__Exercise details__: Seek out every line containing the word "this", and copy each.
☆ ☆ ☆ ☆
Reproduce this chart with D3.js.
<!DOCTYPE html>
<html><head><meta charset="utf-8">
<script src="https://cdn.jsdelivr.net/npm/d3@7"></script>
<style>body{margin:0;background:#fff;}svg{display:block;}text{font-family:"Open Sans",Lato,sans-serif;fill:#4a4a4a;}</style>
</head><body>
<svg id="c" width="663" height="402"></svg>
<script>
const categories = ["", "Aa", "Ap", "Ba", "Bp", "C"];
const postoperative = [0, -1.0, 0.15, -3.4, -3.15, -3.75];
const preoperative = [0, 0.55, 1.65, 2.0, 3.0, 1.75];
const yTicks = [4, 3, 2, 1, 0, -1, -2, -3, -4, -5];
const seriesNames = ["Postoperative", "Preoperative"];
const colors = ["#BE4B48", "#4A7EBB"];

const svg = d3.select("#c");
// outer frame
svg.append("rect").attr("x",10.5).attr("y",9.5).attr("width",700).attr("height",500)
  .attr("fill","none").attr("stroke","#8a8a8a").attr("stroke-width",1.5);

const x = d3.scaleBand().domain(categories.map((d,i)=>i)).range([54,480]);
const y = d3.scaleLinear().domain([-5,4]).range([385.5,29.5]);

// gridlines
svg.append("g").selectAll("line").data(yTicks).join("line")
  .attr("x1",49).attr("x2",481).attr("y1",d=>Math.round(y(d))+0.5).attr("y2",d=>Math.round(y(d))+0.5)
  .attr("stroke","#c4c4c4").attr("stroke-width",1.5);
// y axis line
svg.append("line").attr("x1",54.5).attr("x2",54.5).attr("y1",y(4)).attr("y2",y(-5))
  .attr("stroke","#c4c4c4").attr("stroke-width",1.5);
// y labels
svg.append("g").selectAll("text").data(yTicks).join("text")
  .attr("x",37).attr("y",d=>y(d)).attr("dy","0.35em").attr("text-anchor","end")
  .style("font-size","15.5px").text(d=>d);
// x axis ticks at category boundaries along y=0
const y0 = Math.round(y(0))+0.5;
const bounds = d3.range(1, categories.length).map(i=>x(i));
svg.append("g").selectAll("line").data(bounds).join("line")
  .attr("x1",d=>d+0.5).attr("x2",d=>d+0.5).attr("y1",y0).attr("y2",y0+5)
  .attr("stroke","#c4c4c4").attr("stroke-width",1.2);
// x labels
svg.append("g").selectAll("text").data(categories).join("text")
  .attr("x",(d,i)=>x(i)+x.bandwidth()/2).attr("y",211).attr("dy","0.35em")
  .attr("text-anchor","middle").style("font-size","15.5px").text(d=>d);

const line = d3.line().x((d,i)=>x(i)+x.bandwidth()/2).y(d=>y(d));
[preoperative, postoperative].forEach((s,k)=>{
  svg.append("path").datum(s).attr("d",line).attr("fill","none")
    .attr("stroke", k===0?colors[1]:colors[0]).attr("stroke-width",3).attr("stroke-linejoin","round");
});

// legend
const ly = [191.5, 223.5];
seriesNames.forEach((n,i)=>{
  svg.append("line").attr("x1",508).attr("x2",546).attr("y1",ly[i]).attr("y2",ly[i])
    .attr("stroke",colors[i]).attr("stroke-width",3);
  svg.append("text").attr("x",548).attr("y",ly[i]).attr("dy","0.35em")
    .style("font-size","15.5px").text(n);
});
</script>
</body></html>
☆ ☆ ☆ ☆
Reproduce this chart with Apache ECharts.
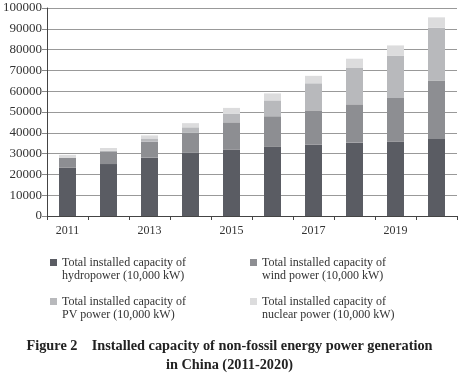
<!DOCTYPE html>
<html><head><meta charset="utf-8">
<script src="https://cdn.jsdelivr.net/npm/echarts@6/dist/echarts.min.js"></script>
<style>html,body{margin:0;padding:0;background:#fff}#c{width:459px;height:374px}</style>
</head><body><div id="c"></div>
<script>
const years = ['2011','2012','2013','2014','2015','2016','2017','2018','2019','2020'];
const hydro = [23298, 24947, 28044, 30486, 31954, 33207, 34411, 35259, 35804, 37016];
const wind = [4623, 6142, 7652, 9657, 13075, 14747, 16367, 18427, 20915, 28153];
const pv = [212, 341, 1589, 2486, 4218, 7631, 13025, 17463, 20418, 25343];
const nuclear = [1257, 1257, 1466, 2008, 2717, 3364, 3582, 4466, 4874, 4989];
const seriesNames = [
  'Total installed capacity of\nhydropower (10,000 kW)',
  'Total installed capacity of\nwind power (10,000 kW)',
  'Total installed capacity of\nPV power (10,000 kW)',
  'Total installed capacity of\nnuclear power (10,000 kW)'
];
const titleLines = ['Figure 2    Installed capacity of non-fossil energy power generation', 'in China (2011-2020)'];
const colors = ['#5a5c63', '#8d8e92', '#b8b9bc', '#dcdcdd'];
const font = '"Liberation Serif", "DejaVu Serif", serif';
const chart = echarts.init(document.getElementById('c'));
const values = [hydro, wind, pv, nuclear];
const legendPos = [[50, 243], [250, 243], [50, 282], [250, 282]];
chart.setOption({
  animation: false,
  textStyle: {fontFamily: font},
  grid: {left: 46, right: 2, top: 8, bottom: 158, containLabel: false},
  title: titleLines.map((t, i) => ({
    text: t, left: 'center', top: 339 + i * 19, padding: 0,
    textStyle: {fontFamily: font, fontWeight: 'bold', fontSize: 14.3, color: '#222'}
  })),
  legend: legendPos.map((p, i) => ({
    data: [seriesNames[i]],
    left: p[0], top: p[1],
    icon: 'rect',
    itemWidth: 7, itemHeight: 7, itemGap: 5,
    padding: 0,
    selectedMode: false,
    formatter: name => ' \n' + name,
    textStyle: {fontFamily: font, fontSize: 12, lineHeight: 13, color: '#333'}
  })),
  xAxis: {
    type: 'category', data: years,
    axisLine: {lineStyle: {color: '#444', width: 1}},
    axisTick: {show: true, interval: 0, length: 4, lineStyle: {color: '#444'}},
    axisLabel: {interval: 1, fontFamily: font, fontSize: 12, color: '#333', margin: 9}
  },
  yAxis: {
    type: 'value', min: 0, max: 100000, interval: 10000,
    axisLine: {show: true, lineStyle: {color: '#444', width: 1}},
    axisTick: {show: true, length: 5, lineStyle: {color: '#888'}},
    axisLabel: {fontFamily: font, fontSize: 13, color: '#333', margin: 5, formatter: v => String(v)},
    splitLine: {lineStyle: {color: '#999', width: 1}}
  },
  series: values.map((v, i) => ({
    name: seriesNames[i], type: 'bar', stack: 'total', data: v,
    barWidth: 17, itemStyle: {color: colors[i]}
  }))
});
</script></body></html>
☆ ☆ ☆ ☆
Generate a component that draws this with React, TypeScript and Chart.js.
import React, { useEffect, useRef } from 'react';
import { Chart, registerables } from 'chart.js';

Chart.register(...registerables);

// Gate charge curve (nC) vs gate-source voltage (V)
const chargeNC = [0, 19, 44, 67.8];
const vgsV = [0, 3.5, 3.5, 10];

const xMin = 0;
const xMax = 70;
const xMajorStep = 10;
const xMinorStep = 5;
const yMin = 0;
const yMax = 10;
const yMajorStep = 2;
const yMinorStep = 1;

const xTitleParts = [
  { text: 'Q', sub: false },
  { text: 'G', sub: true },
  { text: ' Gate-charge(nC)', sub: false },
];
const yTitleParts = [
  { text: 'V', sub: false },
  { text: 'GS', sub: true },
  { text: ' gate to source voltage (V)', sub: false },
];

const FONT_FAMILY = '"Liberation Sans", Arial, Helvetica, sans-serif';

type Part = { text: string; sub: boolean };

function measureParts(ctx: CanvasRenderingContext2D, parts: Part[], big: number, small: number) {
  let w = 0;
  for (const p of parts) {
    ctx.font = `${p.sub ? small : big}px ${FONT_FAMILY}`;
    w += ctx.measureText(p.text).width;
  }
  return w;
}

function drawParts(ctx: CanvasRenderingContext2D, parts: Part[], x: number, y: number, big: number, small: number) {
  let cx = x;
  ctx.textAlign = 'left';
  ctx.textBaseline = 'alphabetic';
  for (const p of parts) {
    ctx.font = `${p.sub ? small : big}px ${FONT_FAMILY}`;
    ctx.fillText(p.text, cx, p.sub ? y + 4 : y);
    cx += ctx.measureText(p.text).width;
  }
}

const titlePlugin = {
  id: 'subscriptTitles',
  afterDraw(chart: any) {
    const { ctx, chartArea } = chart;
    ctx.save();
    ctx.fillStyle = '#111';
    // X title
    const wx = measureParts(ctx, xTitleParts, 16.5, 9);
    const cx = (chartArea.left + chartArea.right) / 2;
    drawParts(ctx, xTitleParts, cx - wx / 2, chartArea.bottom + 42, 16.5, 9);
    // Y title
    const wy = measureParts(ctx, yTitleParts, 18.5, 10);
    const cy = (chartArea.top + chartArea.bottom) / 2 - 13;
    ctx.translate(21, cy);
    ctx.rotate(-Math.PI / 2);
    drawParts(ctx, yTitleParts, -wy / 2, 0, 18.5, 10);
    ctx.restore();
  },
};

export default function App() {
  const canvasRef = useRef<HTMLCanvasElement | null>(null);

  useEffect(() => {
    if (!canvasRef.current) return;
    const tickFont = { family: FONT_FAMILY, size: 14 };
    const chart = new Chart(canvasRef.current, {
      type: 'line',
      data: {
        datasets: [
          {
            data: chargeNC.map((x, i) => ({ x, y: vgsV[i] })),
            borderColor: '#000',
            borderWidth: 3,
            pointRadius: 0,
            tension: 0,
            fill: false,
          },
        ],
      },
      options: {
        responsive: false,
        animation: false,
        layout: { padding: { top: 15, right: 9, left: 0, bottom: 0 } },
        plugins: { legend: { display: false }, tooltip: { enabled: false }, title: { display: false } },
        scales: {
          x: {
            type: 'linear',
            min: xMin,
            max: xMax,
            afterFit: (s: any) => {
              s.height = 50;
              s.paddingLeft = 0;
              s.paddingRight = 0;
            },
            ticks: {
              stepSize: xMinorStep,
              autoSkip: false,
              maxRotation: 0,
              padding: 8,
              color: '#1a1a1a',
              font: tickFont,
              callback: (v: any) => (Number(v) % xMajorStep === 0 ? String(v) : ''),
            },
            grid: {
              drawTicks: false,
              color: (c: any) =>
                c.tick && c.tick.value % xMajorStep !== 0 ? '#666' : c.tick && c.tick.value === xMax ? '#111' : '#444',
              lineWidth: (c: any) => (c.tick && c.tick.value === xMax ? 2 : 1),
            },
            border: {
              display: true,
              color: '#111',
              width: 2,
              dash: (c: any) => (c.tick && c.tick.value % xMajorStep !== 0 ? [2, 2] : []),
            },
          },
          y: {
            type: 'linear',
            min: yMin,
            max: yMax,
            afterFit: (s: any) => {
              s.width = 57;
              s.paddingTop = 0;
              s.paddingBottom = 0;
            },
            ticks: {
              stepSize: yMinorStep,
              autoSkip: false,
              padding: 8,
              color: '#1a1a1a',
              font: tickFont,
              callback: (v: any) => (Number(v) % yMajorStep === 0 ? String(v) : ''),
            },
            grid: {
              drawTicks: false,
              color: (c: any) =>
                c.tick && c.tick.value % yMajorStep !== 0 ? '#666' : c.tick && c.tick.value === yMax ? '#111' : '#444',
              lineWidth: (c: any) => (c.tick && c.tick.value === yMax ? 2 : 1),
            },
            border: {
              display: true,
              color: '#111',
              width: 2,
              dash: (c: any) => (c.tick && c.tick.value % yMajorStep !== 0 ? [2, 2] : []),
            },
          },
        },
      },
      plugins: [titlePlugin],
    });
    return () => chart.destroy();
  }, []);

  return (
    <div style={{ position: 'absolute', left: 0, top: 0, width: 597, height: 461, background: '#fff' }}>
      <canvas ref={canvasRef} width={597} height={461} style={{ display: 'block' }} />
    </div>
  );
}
☆ ☆ ☆ ☆
__Output of the task__:
Reproduce this chart with D3.js.
Reproduce this chart with Apache ECharts.
Generate a component that draws this with React, TypeScript and Chart.js.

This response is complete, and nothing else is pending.